Another project close to her heart is the On-site Pre-School Rehabilitation Services (OPRS) pilot. From 2014 to 2018, the Foundation pioneered a model that integrated speech, occupational, and physiotherapy services directly into 10 kindergartens for children with special educational needs. This comprehensive approach, combining teacher training, parent counselling, and the essential home- and center-based support with rigorous research by The University of Hong Kong, proved its value. In 2018, the government adopted and scaled the model. Today, it supports over 10,000 children across more than 850 kindergartens.

Her belief in transformation extends to arts and culture. Having seen music and theatre build character, confidence, and empathy in underprivileged children and those with disabilities, she views creativity as a vital tool for growth, using different forms of art to teach, open hearts, and shape character and values. "Our goal isn't a perfect performance, but the profound change in the person taking part."

Paying it Forward

Mentorship runs through Cecilia's life. Early in her banking career, leaders pushed her beyond her comfort zone: making her the youngest branch manager, sending her to Canada to build a business from scratch, and later transferring her to the United States and expanding her responsibilities across Asia, the US and EMEA. "Each of these leaps required a certain amount of borrowed courage from those who believed in me." Today, she pays that forward by walking with her team, scholars and NGO partners. "Mentorship is not just about giving advice; it is about opening doors and walking alongside someone as they find their own path," she says.
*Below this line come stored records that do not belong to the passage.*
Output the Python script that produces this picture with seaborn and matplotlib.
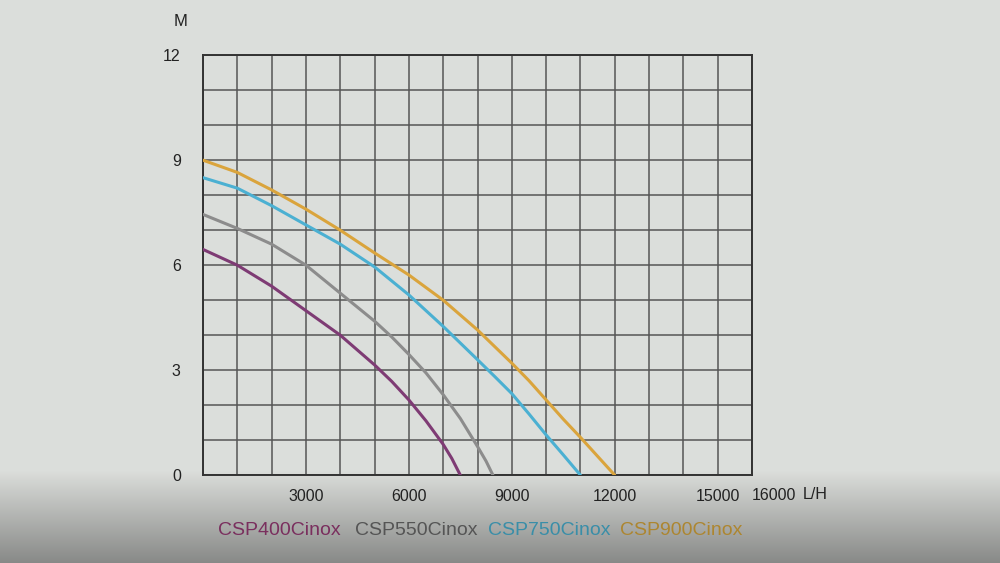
import numpy as np
import pandas as pd
import seaborn as sns
import matplotlib.pyplot as plt

# Pump curves: flow (L/H) vs head (M)
flow_400 = [0, 1000, 2000, 3000, 4000, 5000, 5500, 6000, 6500, 7000, 7250, 7500]
head_400 = [6.45, 6.0, 5.4, 4.7, 4.0, 3.15, 2.68, 2.15, 1.55, 0.88, 0.48, 0.0]

flow_550 = [0, 1000, 2000, 3000, 4000, 5000, 5500, 6000, 6500, 7000, 7500, 8000, 8250, 8450]
head_550 = [7.45, 7.05, 6.6, 6.0, 5.2, 4.4, 3.95, 3.45, 2.92, 2.3, 1.62, 0.82, 0.4, 0.0]

flow_750 = [0, 1000, 2000, 3000, 4000, 5000, 6000, 7000, 8000, 8500, 9000, 9500, 10000, 10500, 11000]
head_750 = [8.5, 8.2, 7.7, 7.15, 6.6, 5.95, 5.15, 4.25, 3.3, 2.82, 2.33, 1.75, 1.15, 0.58, 0.0]

flow_900 = [0, 1000, 2000, 3000, 4000, 5000, 6000, 7000, 8000, 9000, 9500, 10000, 10500, 11000, 11500, 12000]
head_900 = [9.0, 8.65, 8.15, 7.6, 7.0, 6.35, 5.72, 5.0, 4.15, 3.2, 2.7, 2.15, 1.6, 1.08, 0.54, 0.0]

models = ["CSP400Cinox", "CSP550Cinox", "CSP750Cinox", "CSP900Cinox"]
line_colors = ["#7e3b74", "#8c8c8c", "#4bb0d2", "#daa43c"]
label_colors = ["#7a2f5e", "#555555", "#3a8ea8", "#ad8630"]

x_labels = ["3000", "6000", "9000", "12000", "15000"]
y_labels = ["0", "3", "6", "9", "12"]

df = pd.concat([
    pd.DataFrame({"flow": f, "head": h, "model": m})
    for f, h, m in zip([flow_400, flow_550, flow_750, flow_900],
                       [head_400, head_550, head_750, head_900], models)
])

sns.set_style("white")
plt.rcParams["font.family"] = ["Liberation Sans", "DejaVu Sans"]

fig = plt.figure(figsize=(10, 5.63), dpi=100)

# photo-like paper background
bg = fig.add_axes([0, 0, 1, 1], zorder=-5)
grad = np.ones(563)
grad[470:] = np.linspace(1.0, 0.62, 93)
shade = np.outer(grad, np.ones(10))
img = np.dstack([shade * 0.862, shade * 0.871, shade * 0.859])
bg.imshow(img, aspect="auto", extent=[0, 1, 0, 1])
bg.axis("off")

ax = fig.add_axes([0.203, 0.156, 0.549, 0.746])
ax.set_facecolor("none")

sns.lineplot(data=df, x="flow", y="head", hue="model", palette=line_colors,
             hue_order=models, legend=False, linewidth=2.2, ax=ax, zorder=3)

ax.set_xlim(0, 16000)
ax.set_ylim(0, 12)
ax.set_xticks(range(0, 16001, 1000))
ax.set_yticks(range(0, 13))
ax.set_xticklabels([str(v) if str(v) in x_labels else "" for v in range(0, 16001, 1000)])
ax.set_yticklabels([str(v) if str(v) in y_labels else "" for v in range(0, 13)])
ax.tick_params(length=0, labelsize=11.5, colors="#222222")
ax.tick_params(axis="x", pad=10)
ax.tick_params(axis="y", pad=16)
ax.grid(True, color="#555555", linewidth=1.1)
for s in ax.spines.values():
    s.set_color("#333333")
    s.set_linewidth(1.4)
ax.set_xlabel("")
ax.set_ylabel("")

ax.text(16000, -0.38, "16000", ha="left", va="top", fontsize=11.5, color="#222222")
fig.text(0.815, 0.122, "L/H", ha="center", va="center", fontsize=11.5, color="#222222")
fig.text(0.181, 0.962, "M", ha="center", va="center", fontsize=12, color="#222222")

for xpos, name, c in zip([0.218, 0.355, 0.488, 0.620], models, label_colors):
    fig.text(xpos, 0.058, name, ha="left", va="center", fontsize=14, color=c)

fig.savefig("out.png", dpi=100)
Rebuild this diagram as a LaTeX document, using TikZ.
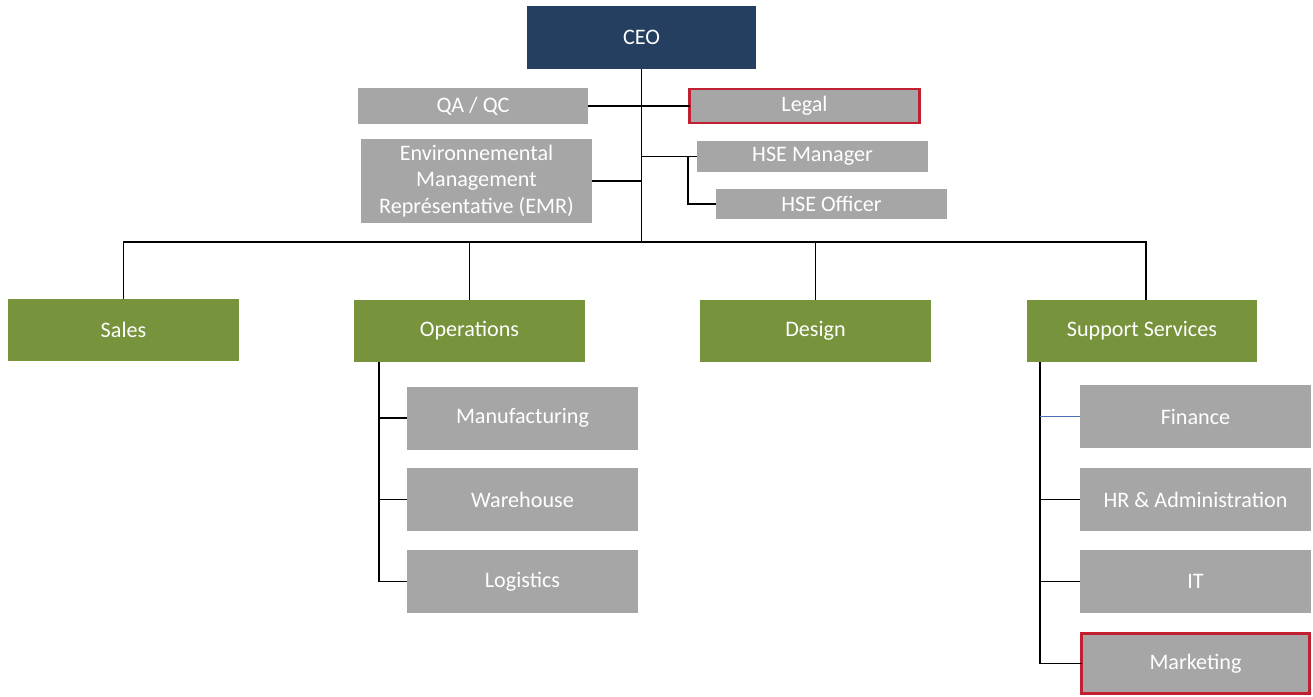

Being a woman in leadership has deepened Cecilia's understanding of strength. In her early banking days, she sometimes felt she needed to hide her softer instincts. Over time, she discovered that empathy and rationality are not opposites, but powerful partners. "True strength isn't about having all the answers; it's about the courage to say, 'I don't know, let's find out together,'" she reflects. "That honesty is what actually builds real trust."

True strength isn't about having all the answers; it's about the courage to say, 'I don't know, let's find out together.'

The Meaning of Success

For Cecilia, success has nothing to do with wealth or status. Rather, she measures it in quiet, life-changing moments: a young person discovering their path, an elder living with dignity, a family growing closer, or a child with potential finally given the chance to shine.

She shares the story of a young woman she and her team have walked alongside since high school, providing the scholarships and grants that carried her through university, a Juris Doctor, and her Postgraduate Certificate in Laws. After visa setbacks derailed her boarding school dreams, she faced a painful season of academic struggle and depression that nearly led her to give up. Yet, with steady encouragement and practical support from the Foundation, she found the strength to return to her studies and heal. She is now building her career at one of Hong Kong's leading law firms.

Looking ahead, Cecilia is inspired by a new era of unity within Hong Kong's social sector, where old barriers are falling away to make room for true collaboration. With four years remaining before her retirement, she is focused on prevention, nurturing the character of the youth, and connecting different sectors to create a stronger, more collective safety net. Above all, she hopes to keep opening doors for the next generation so they may walk through with confidence.

Cecilia Ho embodies Winston Churchill's timeless wisdom: "We make a living by what we get, but we make a life by what we give." For her, these next few years are not a countdown to retirement, but a cherished opportunity to ensure that this same spirit of generosity continues to make the world a kinder, better place.